Yet another example of the gap between current medical practice and biological reality. In engineering situations I have long believed that people underestimate the complexity of fluid flow, even when talking about water or hydraulic fluid. An exposure to problems in liquid oxygen tanking on the Space Shuttle, convinced me this is true even of highly-trained professionals. (When something went wrong it took about 10 minutes for experts on consoles to decide that the numbers they were seeing meant the problem was real. Meanwhile, flow continued at something like 1,300 gpm.) Most of the systems I studied could be said to have quasi-steady flow, in normal operation, which is not true of most biological examples.

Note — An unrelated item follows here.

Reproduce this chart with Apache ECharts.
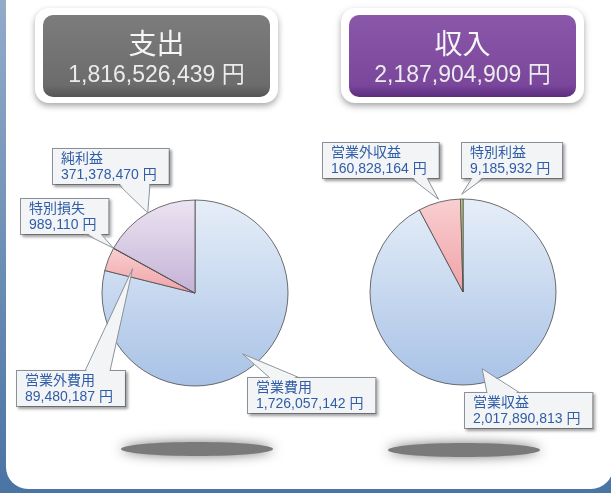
<!DOCTYPE html>
<html>
<head>
<meta charset="utf-8">
<script src="https://cdn.jsdelivr.net/npm/echarts@6/dist/echarts.min.js"></script>
<style>
html, body { margin: 0; padding: 0; }
body { background: linear-gradient(#93abc9, #4a74a4); }
#main { width: 611px; height: 493px; }
</style>
</head>
<body>
<div id="main"></div>
<script>
// 支出
const expenseNames = ['営業費用', '営業外費用', '特別損失', '純利益'];
const expenseValues = [1726057142, 89480187, 989110, 371378470];
// 収入
const incomeNames = ['営業収益', '営業外収益', '特別利益'];
const incomeValues = [2017890813, 160828164, 9185932];

const headerTitles = ['支出', '収入'];

// layout
const pieRadius = 93;
const pieCenters = [[195, 293], [463, 292]];
const boxHeight = 35;
const expenseLabelPos = [[248, 378], [17, 371], [21, 199], [53, 149]];
const expenseBase = [[22, 52], [68, 93], [64, 80], [65, 97]];
const expenseTip = [0.83, 0.72, 1.0, 1.0];
const incomeLabelPos = [[465, 393], [323, 143], [462, 143]];
const incomeBase = [[22, 55], [88, 104], [10, 22]];
const incomeTip = [0.85, 1.03, 1.05];

const FONT = '"Liberation Sans", "Noto Sans CJK JP", sans-serif';

function fmt(v) {
    return String(v).replace(/\B(?=(\d{3})+(?!\d))/g, ',');
}

function grad(top, bottom) {
    return new echarts.graphic.LinearGradient(0, 0, 0, 1, [
        { offset: 0, color: top },
        { offset: 1, color: bottom }
    ]);
}

const blue = grad('#e6eef8', '#a8c2e6');
const pink = grad('#f9cfd1', '#f0a2a7');
const purple = grad('#ebe4f1', '#c5b2d7');
const expenseColors = [blue, pink, '#6f7d3c', purple];
const incomeColors = [blue, pink, '#c9d67e'];

function pieSeries(names, values, colors, center, labelPos) {
    return {
        type: 'pie',
        center: center,
        radius: pieRadius,
        startAngle: 90,
        clockwise: true,
        silent: true,
        animation: false,
        avoidLabelOverlap: false,
        data: names.map((n, i) => ({ name: n, value: values[i], itemStyle: { color: colors[i] } })),
        itemStyle: { borderColor: '#4a4a4a', borderWidth: 0.8 },
        label: {
            show: true,
            position: 'outside',
            overflow: 'none',
            formatter: p => p.name + '\n' + fmt(p.value) + ' 円',
            color: '#2f5da8',
            fontFamily: FONT,
            fontSize: 14,
            lineHeight: 16,
            backgroundColor: '#f3f4f5',
            borderColor: '#8c9299',
            borderWidth: 1,
            padding: [2, 12, 1, 8],
            shadowColor: 'rgba(0,0,0,0.3)',
            shadowBlur: 3,
            shadowOffsetX: 2,
            shadowOffsetY: 2
        },
        labelLine: { show: false },
        labelLayout: p => ({
            x: labelPos[p.dataIndex][0],
            y: labelPos[p.dataIndex][1],
            align: 'left',
            verticalAlign: 'top'
        })
    };
}

// callout pointers from each label box to its slice
function pointers(values, center, labelPos, base, tipFactor) {
    const total = values.reduce((a, b) => a + b, 0);
    let cum = 0;
    const els = [];
    values.forEach((v, i) => {
        const mid = (cum + v / 2) / total * Math.PI * 2;
        cum += v;
        const r = pieRadius * tipFactor[i];
        const tip = [center[0] + r * Math.sin(mid), center[1] - r * Math.cos(mid)];
        const bx = labelPos[i][0], by = labelPos[i][1];
        const below = tip[1] > by;
        const edgeY = below ? by + boxHeight : by;
        const inner = below ? edgeY - 1.5 : edgeY + 1.5;
        els.push({
            type: 'polygon', z: 10,
            shape: { points: [[bx + base[i][0] + 0.5, inner], tip, [bx + base[i][1] - 0.5, inner]] },
            style: { fill: '#f3f4f5' }
        });
        els.push({
            type: 'polyline', z: 10,
            shape: { points: [[bx + base[i][0], edgeY], tip, [bx + base[i][1], edgeY]] },
            style: { stroke: '#8c9299', lineWidth: 1, fill: null }
        });
    });
    return els;
}

function header(x, title, total, top, mid, bottom) {
    return {
        type: 'group',
        children: [
            {
                type: 'rect',
                shape: { x: x - 8, y: 8, width: 243, height: 95, r: 14 },
                style: { fill: '#ffffff', shadowColor: 'rgba(0,0,0,0.35)', shadowBlur: 6, shadowOffsetY: 3 }
            },
            {
                type: 'rect',
                shape: { x: x, y: 15, width: 227, height: 82, r: 10 },
                style: {
                    fill: new echarts.graphic.LinearGradient(0, 0, 0, 1, [
                        { offset: 0, color: top },
                        { offset: 0.85, color: mid },
                        { offset: 1, color: bottom }
                    ])
                }
            },
            {
                type: 'text',
                x: x + 113.5, y: 43,
                style: { text: title, fill: '#f6f6f6', font: '28px "Noto Sans CJK JP", sans-serif', align: 'center', verticalAlign: 'middle' }
            },
            {
                type: 'text',
                x: x + 113.5, y: 76,
                style: { text: fmt(total) + ' 円', fill: '#ececec', font: '23px ' + FONT, align: 'center', verticalAlign: 'middle' }
            }
        ]
    };
}

const expenseTotal = expenseValues.slice(0, 3).reduce((a, b) => a + b, 0);
const incomeTotal = incomeValues.reduce((a, b) => a + b, 0);

const chart = echarts.init(document.getElementById('main'), null, { renderer: 'canvas' });

const option = {
    animation: false,
    graphic: [
        {
            type: 'rect',
            shape: { x: 6, y: -40, width: 607, height: 529, r: 22 },
            style: { fill: '#ffffff' }
        },
        header(43, headerTitles[0], expenseTotal, '#7c7c7c', '#6c6c6c', '#555555'),
        header(349, headerTitles[1], incomeTotal, '#8a57a9', '#7a479c', '#5b2c7e'),
        {
            type: 'ellipse',
            shape: { cx: 197, cy: 449, rx: 76, ry: 7 },
            style: { fill: '#7a7a7a', shadowColor: '#7a7a7a', shadowBlur: 12 }
        },
        {
            type: 'ellipse',
            shape: { cx: 464, cy: 450, rx: 76, ry: 7 },
            style: { fill: '#7a7a7a', shadowColor: '#7a7a7a', shadowBlur: 12 }
        }
    ]
        .concat(pointers(expenseValues, pieCenters[0], expenseLabelPos, expenseBase, expenseTip))
        .concat(pointers(incomeValues, pieCenters[1], incomeLabelPos, incomeBase, incomeTip)),
    series: [
        pieSeries(expenseNames, expenseValues, expenseColors, pieCenters[0], expenseLabelPos),
        pieSeries(incomeNames, incomeValues, incomeColors, pieCenters[1], incomeLabelPos)
    ]
};

chart.setOption(option);
</script>
</body>
</html>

Now, I've learned about still another gap between medical research and practice. Biological circulatory systems are highly ramified: they branch, then branch again, until they reach some minimum size vessels. Flow in such networks is considerably different from the plumbing in your bathroom. Here's
a collection of papers from a research symposium which I am not planning to buy or read. The price is only one drawback. I have limitations.
How much difference does this make in medicine? It applies to highly vascularized organs like the brain, eyes, lungs, liver, adrenal glands and kidneys, to say nothing of the gut.
Oh, yes,
the pituitary and hypothalamus are other examples of highly vascularized organs where defects in microcirculation could cause serious damage with long-term consequences.